A small oil sketch that relates to the same design, the pose differing in minor details, is known as Tanagra [YMSM 092]
An old photograph of the cartoon, drawn on with sharp pencil or incised lines to the left of her back, making her lean more to the left, is in the University of Glasgow. However, the suggested alteration was not acted upon.
The head was originally tilted more to the right. The face is very soft and was drawn in delicately, not rubbed, to achieve soft shading. This must have been done to make an effect as a drawing (the shading could not be reproduced in the pouncing and was so much wasted effort). The shading, carefully drawn, uses soft diagonal curving lines suggesting the curves of body and face.
The cartoon was pounced for transfer to a canvas of the same size but no painting has survived and it may be that none was completed. Not all lines have been pricked: the bottom horizontal line was never pricked, and this could suggest it was drawn in later: the third line up was very sparsely pounced and would have been difficult to follow in the transferring process. Similarly the darkest, perhaps the definitive, line on her left leg was not pricked, although there are lines on either side of the upper leg and inside the lower leg that were. The curves of her stomach and crotch were pounced with great care, as were the curves, carefully drawn in perspective, of the vase. A diagonal line from lower right to upper right just to left of the vase was pricked, but not the swirl of drapery to left of it.
The fan she holds was pricked, as was another of the same size below and to the right. One fan, that goes off the edge at right, had a second top line drawn and pricked. The fans on the left were so heavily pounced that the paper has cracked along the lines.

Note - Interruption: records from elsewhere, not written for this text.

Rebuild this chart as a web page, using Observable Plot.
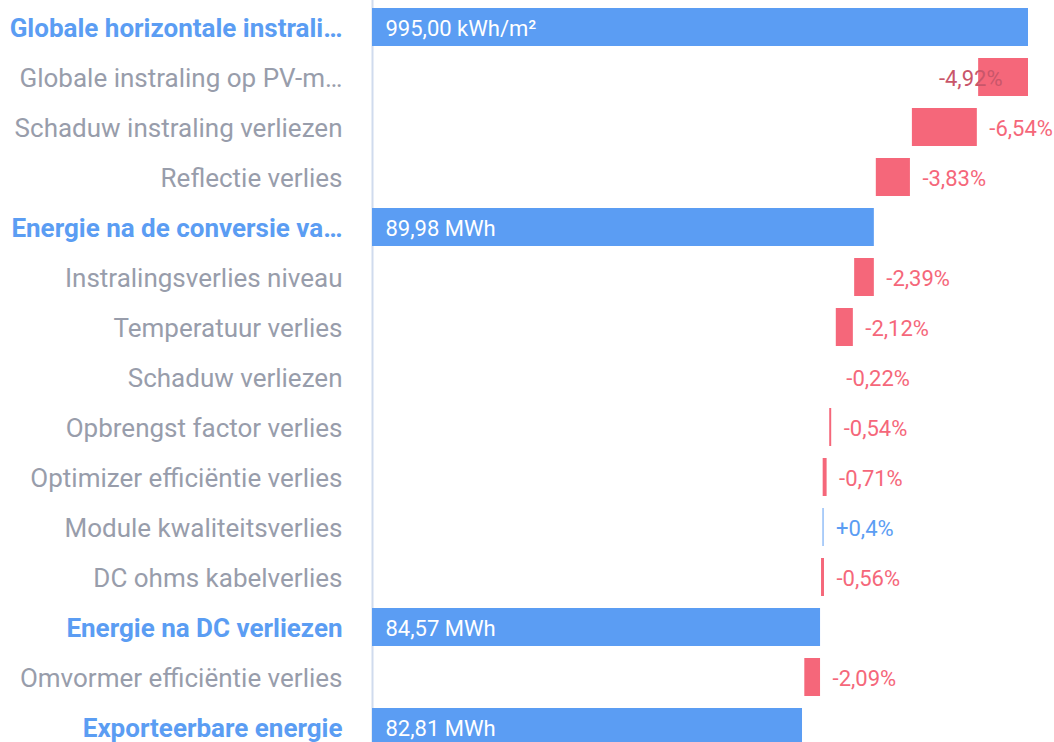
<!DOCTYPE html>
<html><head><meta charset="utf-8">
<script src="https://cdn.jsdelivr.net/npm/d3@7"></script>
<script src="https://cdn.jsdelivr.net/npm/@observablehq/plot@0.6"></script>
<style>
html,body{margin:0;padding:0;background:#fff;overflow:hidden;}
</style></head>
<body><div id="chart"></div>
<script>
const categories = [
  "Globale horizontale instrali…",
  "Globale instraling op PV-m…",
  "Schaduw instraling verliezen",
  "Reflectie verlies",
  "Energie na de conversie va…",
  "Instralingsverlies niveau",
  "Temperatuur verlies",
  "Schaduw verliezen",
  "Opbrengst factor verlies",
  "Optimizer efficiëntie verlies",
  "Module kwaliteitsverlies",
  "DC ohms kabelverlies",
  "Energie na DC verliezen",
  "Omvormer efficiëntie verlies",
  "Exporteerbare energie"
];
const kinds = ["total","loss","loss","loss","total","loss","loss","loss","loss","loss","gain","loss","total","loss","total"];
// bar extents in relative units (first total = 100)
const barStart = [0, 92.4, 82.3, 76.8, 0, 73.5, 70.7, 70.4, 69.7, 68.7, 68.68, 68.45, 0, 65.9, 0];
const barEnd   = [100, 100, 92.2, 82.0, 76.5, 76.5, 73.3, 70.4, 70.0, 69.3, 68.83, 68.9, 68.3, 68.3, 65.55];
const valueLabels = ["995,00 kWh/m²","-4,92%","-6,54%","-3,83%","89,98 MWh","-2,39%","-2,12%","-0,22%","-0,54%","-0,71%","+0,4%","-0,56%","84,57 MWh","-2,09%","82,81 MWh"];

const BLUE = "#5b9df3", RED = "#f5677a", GREY = "#989dab";
const rows = categories.map((c, i) => ({
  cat: c, kind: kinds[i], x1: barStart[i], x2: barEnd[i], label: valueLabels[i]
}));
const totals = rows.filter(d => d.kind === "total");
const deltas = rows.filter(d => d.kind !== "total");
const deltaFits = deltas.filter(d => Math.max(d.x1, d.x2) <= 95);
const deltaOver = deltas.filter(d => Math.max(d.x1, d.x2) > 95);

const chart = Plot.plot({
  width: 1054,
  height: 760,
  marginLeft: 372,
  marginRight: 26,
  marginTop: 8,
  marginBottom: 14,
  style: {fontFamily: "Roboto, sans-serif", background: "#fff"},
  x: {domain: [0, 100], axis: null},
  y: {domain: categories, paddingInner: 0.24, paddingOuter: 0, axis: null},
  marks: [
    Plot.ruleX([0], {stroke: "#d0dbee", strokeWidth: 2, insetTop: -8, insetBottom: -14}),
    Plot.barX(rows, {
      y: "cat", x1: "x1", x2: "x2",
      fill: d => d.kind === "total" || d.kind === "gain" ? BLUE : RED
    }),
    Plot.text(totals, {
      y: "cat", x: 0, text: "label", textAnchor: "start", dx: 13, dy: 1,
      fill: "#fff", fontSize: 22
    }),
    Plot.text(deltaFits, {
      y: "cat", x: d => Math.max(d.x1, d.x2), text: "label", textAnchor: "start", dx: 12, dy: 1,
      fill: d => d.kind === "gain" ? BLUE : RED, fontSize: 22
    }),
    Plot.text(deltaOver, {
      y: "cat", x: d => Math.max(d.x1, d.x2), text: "label", textAnchor: "end", dx: -26, dy: 1,
      fill: "#c9566a", fontSize: 22
    }),
    Plot.text(rows.filter(d => d.kind === "total"), {
      y: "cat", x: 0, text: "cat", textAnchor: "end", dx: -30, dy: 1,
      fill: BLUE, fontWeight: "bold", fontSize: 26
    }),
    Plot.text(rows.filter(d => d.kind !== "total"), {
      y: "cat", x: 0, text: "cat", textAnchor: "end", dx: -30, dy: 1,
      fill: GREY, fontSize: 26
    })
  ]
});
document.getElementById("chart").appendChild(chart);
</script>
</body></html>
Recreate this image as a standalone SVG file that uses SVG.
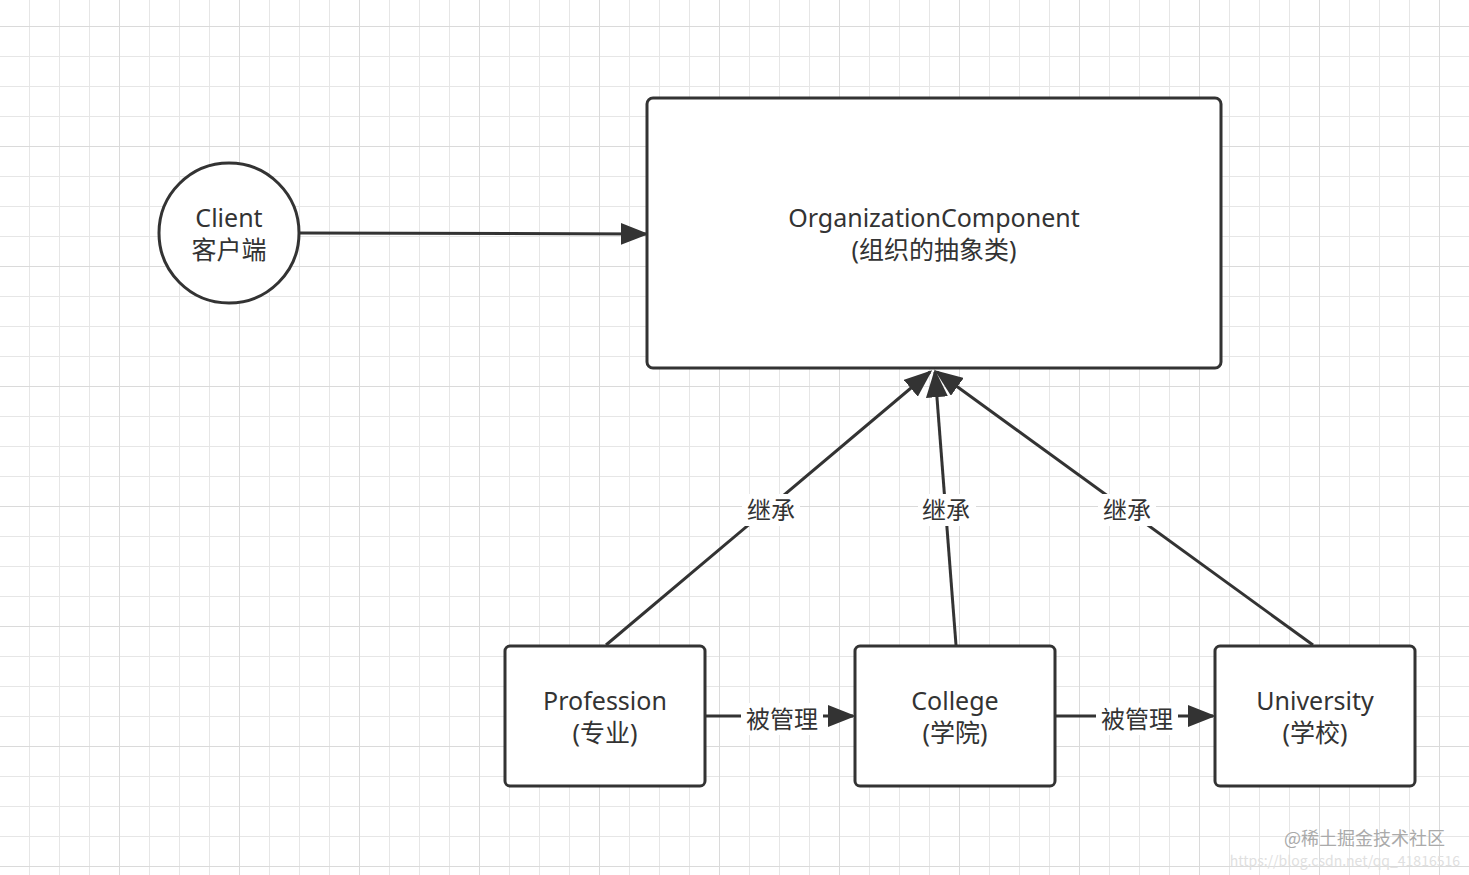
<svg xmlns="http://www.w3.org/2000/svg" width="1469" height="875" viewBox="0 0 1469 875">
<defs>
<pattern id="g" x="0" y="27" width="30" height="30" patternUnits="userSpaceOnUse"><path d="M30 0V30M0 30H30" fill="none" stroke="#e6e6e6" stroke-width="2"/></pattern>
<pattern id="G" x="0" y="27" width="120" height="120" patternUnits="userSpaceOnUse"><path d="M120 0V120M0 120H120" fill="none" stroke="#dadada" stroke-width="2"/></pattern>
<marker id="b" viewBox="0 0 10 10" refX="9" refY="5" markerWidth="28" markerHeight="22" markerUnits="userSpaceOnUse" orient="auto" preserveAspectRatio="none"><path d="M0 0L10 5L0 10z" fill="#333"/></marker>
</defs>
<style>
.n{fill:#fff;stroke:#333;stroke-width:3}
.t{font-family:"Noto Sans","Noto Sans CJK SC",sans-serif;font-size:25px;fill:#333;text-anchor:middle}
.l{font-family:"Noto Sans CJK SC",sans-serif;font-size:24px;fill:#333;text-anchor:middle}
.c{fill:none;stroke:#333;stroke-width:3;marker-end:url(#b)}
.w{font-family:"Noto Sans CJK SC",sans-serif}
</style>
<rect width="1469" height="875" fill="#fff"/>
<rect width="1469" height="875" fill="url(#g)"/>
<rect width="1469" height="875" fill="url(#G)"/>
<g id="connectors">
<path class="c" d="M300 233L646 234"/>
<path class="c" d="M606 645L930 372"/>
<path class="c" d="M956 645L935 372"/>
<path class="c" d="M1313 645L937 372"/>
<path class="c" d="M706 716L853 716"/>
<path class="c" d="M1056 716L1213 716"/>
<rect x="742" y="494" width="58" height="32" fill="#fff"/><text class="l" x="771" y="519">继承</text>
<rect x="918" y="494" width="58" height="32" fill="#fff"/><text class="l" x="946" y="519">继承</text>
<rect x="1098" y="494" width="58" height="32" fill="#fff"/><text class="l" x="1127" y="519">继承</text>
<rect x="741" y="703" width="82" height="32" fill="#fff"/><text class="l" x="782" y="728">被管理</text>
<rect x="1096" y="703" width="82" height="32" fill="#fff"/><text class="l" x="1137" y="728">被管理</text>
</g>
<g id="client"><circle class="n" cx="229" cy="233" r="70"/><text class="t" x="229" y="227">Client</text><text class="t" x="229" y="259">客户端</text></g>
<g id="org"><rect class="n" x="647" y="98" width="574" height="270" rx="6"/><text class="t" x="934" y="227">OrganizationComponent</text><text class="t" x="934" y="259">(组织的抽象类)</text></g>
<g id="profession"><rect class="n" x="505" y="646" width="200" height="140" rx="5"/><text class="t" x="605" y="710">Profession</text><text class="t" x="605" y="742">(专业)</text></g>
<g id="college"><rect class="n" x="855" y="646" width="200" height="140" rx="5"/><text class="t" x="955" y="710">College</text><text class="t" x="955" y="742">(学院)</text></g>
<g id="university"><rect class="n" x="1215" y="646" width="200" height="140" rx="5"/><text class="t" x="1315" y="710">University</text><text class="t" x="1315" y="742">(学校)</text></g>
<text class="w" x="1445" y="845" font-size="18" text-anchor="end" fill="#aaa">@稀土掘金技术社区</text>
<text class="w" x="1460" y="866" font-size="14" text-anchor="end" fill="#e0e0e0">https://blog.csdn.net/qq_41816516</text>
</svg>
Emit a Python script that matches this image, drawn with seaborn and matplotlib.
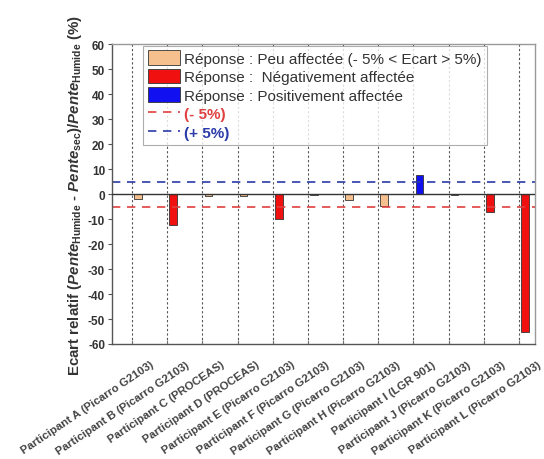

Small fibres and fragments of stalk are visible in the paper, but the surface is almost shiny, with a horizontal grain. It is strong paper and despite numerous alterations and rubbing out, the fibres remain surprisingly undisturbed.
The cartoon was removed from an old backing in 1976, because it had cracked at the edges- and there has been paper loss all along the edge. It was washed and as a result the paper became lighter (it now has an orangey tone) but some of the white chalk was lost in the process. The original balance of black and white chalk can be seen in the original photograph of Venus [M.0357].